> _Given request_
Repeat exactly what appears from the opening line of the listing to the line with "(hdB) at (557,530);", inclusive.

> _Given data_
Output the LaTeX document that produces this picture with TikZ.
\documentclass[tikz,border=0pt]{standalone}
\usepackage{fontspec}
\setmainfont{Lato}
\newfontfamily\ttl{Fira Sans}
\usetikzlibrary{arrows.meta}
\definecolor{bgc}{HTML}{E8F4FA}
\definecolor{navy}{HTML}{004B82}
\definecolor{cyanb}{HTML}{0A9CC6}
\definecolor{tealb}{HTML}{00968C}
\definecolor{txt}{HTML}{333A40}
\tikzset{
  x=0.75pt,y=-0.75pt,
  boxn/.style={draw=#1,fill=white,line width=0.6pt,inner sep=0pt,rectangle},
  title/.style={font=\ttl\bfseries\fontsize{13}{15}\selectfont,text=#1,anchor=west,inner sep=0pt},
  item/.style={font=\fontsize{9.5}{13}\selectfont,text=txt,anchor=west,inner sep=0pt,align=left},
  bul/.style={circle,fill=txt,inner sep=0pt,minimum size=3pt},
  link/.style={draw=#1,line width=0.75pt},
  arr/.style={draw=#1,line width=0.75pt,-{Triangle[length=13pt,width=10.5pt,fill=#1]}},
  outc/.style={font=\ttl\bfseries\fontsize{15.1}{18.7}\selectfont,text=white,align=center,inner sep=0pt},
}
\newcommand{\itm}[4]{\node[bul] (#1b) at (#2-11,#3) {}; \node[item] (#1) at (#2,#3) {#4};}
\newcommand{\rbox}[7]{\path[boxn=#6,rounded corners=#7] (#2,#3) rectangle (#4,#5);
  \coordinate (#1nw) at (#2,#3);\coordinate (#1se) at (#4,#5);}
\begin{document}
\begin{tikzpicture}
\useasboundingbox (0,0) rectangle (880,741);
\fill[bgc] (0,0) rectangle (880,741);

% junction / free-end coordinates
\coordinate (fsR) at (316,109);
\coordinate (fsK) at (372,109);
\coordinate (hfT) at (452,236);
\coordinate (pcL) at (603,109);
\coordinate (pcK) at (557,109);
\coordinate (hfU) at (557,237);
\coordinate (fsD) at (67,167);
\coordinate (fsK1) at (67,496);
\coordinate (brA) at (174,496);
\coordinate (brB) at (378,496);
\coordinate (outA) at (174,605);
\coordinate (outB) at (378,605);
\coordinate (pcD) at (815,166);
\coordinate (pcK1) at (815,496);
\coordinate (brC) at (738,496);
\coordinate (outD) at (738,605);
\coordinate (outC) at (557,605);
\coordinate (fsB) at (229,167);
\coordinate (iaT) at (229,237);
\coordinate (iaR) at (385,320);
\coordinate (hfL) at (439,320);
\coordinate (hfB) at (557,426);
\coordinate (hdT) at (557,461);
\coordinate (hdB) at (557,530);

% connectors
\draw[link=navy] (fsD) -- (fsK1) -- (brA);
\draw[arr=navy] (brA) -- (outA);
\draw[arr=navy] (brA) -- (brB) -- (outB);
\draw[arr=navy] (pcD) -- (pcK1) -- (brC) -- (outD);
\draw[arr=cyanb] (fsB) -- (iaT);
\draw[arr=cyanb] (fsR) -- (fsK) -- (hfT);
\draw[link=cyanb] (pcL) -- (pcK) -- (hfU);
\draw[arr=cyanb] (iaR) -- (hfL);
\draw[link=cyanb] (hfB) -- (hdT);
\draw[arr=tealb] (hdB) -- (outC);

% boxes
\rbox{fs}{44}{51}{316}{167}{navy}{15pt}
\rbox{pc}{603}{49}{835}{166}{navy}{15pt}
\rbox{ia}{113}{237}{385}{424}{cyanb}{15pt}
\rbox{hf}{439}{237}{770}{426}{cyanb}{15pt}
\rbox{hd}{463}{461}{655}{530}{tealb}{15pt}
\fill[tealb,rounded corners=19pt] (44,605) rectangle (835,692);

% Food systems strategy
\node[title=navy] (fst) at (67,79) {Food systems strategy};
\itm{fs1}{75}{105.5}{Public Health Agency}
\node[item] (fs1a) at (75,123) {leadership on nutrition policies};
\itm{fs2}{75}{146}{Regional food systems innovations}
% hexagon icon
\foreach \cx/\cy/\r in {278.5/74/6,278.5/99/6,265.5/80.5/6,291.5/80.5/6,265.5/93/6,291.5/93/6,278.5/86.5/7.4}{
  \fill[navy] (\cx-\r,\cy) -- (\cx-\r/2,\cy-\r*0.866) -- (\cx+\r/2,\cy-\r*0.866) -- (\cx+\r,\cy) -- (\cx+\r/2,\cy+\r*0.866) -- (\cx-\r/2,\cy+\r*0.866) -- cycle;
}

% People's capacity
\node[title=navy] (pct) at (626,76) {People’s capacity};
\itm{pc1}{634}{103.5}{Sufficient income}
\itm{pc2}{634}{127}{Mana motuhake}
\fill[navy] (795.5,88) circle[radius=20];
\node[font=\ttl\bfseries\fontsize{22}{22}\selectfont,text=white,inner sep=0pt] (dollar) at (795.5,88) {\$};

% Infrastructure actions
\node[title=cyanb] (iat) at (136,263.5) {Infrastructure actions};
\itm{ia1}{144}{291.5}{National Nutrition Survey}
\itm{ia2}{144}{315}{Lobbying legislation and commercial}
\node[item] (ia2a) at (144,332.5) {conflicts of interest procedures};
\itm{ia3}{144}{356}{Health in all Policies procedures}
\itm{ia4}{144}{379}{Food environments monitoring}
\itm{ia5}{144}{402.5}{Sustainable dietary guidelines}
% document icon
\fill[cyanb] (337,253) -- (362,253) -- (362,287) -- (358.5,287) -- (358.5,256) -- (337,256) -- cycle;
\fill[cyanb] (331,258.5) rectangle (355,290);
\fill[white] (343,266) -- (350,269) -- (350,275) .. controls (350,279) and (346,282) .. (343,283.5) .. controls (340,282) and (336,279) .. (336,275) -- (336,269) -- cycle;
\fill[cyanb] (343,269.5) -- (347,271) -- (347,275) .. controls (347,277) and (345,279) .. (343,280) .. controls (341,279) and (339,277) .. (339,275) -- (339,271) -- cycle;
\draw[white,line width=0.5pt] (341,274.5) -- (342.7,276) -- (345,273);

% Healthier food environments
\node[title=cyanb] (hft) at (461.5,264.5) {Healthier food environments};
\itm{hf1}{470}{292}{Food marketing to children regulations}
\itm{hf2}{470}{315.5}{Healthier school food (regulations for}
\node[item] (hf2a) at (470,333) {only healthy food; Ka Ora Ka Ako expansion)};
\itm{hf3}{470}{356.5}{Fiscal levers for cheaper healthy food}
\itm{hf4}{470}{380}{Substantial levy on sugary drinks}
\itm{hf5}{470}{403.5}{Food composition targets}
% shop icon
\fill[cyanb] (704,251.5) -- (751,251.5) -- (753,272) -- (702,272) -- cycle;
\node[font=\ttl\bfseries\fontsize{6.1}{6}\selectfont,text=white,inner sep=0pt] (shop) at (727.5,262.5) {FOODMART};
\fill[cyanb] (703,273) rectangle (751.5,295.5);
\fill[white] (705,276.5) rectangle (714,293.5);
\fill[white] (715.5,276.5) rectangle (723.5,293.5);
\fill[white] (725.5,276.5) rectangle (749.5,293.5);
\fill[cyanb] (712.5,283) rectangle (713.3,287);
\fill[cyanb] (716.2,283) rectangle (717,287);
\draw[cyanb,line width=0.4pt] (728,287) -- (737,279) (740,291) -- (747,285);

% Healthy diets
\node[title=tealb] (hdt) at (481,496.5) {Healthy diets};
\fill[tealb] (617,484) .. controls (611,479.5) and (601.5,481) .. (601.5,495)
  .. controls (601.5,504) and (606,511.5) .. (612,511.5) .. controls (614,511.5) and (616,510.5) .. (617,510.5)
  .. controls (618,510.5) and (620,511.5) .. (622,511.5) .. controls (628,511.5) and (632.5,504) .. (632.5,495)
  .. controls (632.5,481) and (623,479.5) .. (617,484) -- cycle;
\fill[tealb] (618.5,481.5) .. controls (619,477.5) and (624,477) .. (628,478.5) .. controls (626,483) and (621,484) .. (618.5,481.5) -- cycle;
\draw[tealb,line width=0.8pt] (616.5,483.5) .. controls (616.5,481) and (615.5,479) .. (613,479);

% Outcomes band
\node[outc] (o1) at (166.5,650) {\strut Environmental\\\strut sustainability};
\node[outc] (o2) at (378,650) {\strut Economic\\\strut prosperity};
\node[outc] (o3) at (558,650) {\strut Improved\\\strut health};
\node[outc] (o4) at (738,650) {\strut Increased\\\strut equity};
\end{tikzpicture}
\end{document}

> _Task response_
Output the LaTeX document that produces this picture with TikZ.
\documentclass[tikz,border=0pt]{standalone}
\usepackage{fontspec}
\setmainfont{Lato}
\newfontfamily\ttl{Fira Sans}
\usetikzlibrary{arrows.meta}
\definecolor{bgc}{HTML}{E8F4FA}
\definecolor{navy}{HTML}{004B82}
\definecolor{cyanb}{HTML}{0A9CC6}
\definecolor{tealb}{HTML}{00968C}
\definecolor{txt}{HTML}{333A40}
\tikzset{
  x=0.75pt,y=-0.75pt,
  boxn/.style={draw=#1,fill=white,line width=0.6pt,inner sep=0pt,rectangle},
  title/.style={font=\ttl\bfseries\fontsize{13}{15}\selectfont,text=#1,anchor=west,inner sep=0pt},
  item/.style={font=\fontsize{9.5}{13}\selectfont,text=txt,anchor=west,inner sep=0pt,align=left},
  bul/.style={circle,fill=txt,inner sep=0pt,minimum size=3pt},
  link/.style={draw=#1,line width=0.75pt},
  arr/.style={draw=#1,line width=0.75pt,-{Triangle[length=13pt,width=10.5pt,fill=#1]}},
  outc/.style={font=\ttl\bfseries\fontsize{15.1}{18.7}\selectfont,text=white,align=center,inner sep=0pt},
}
\newcommand{\itm}[4]{\node[bul] (#1b) at (#2-11,#3) {}; \node[item] (#1) at (#2,#3) {#4};}
\newcommand{\rbox}[7]{\path[boxn=#6,rounded corners=#7] (#2,#3) rectangle (#4,#5);
  \coordinate (#1nw) at (#2,#3);\coordinate (#1se) at (#4,#5);}
\begin{document}
\begin{tikzpicture}
\useasboundingbox (0,0) rectangle (880,741);
\fill[bgc] (0,0) rectangle (880,741);

% junction / free-end coordinates
\coordinate (fsR) at (316,109);
\coordinate (fsK) at (372,109);
\coordinate (hfT) at (452,236);
\coordinate (pcL) at (603,109);
\coordinate (pcK) at (557,109);
\coordinate (hfU) at (557,237);
\coordinate (fsD) at (67,167);
\coordinate (fsK1) at (67,496);
\coordinate (brA) at (174,496);
\coordinate (brB) at (378,496);
\coordinate (outA) at (174,605);
\coordinate (outB) at (378,605);
\coordinate (pcD) at (815,166);
\coordinate (pcK1) at (815,496);
\coordinate (brC) at (738,496);
\coordinate (outD) at (738,605);
\coordinate (outC) at (557,605);
\coordinate (fsB) at (229,167);
\coordinate (iaT) at (229,237);
\coordinate (iaR) at (385,320);
\coordinate (hfL) at (439,320);
\coordinate (hfB) at (557,426);
\coordinate (hdT) at (557,461);
\coordinate (hdB) at (557,530);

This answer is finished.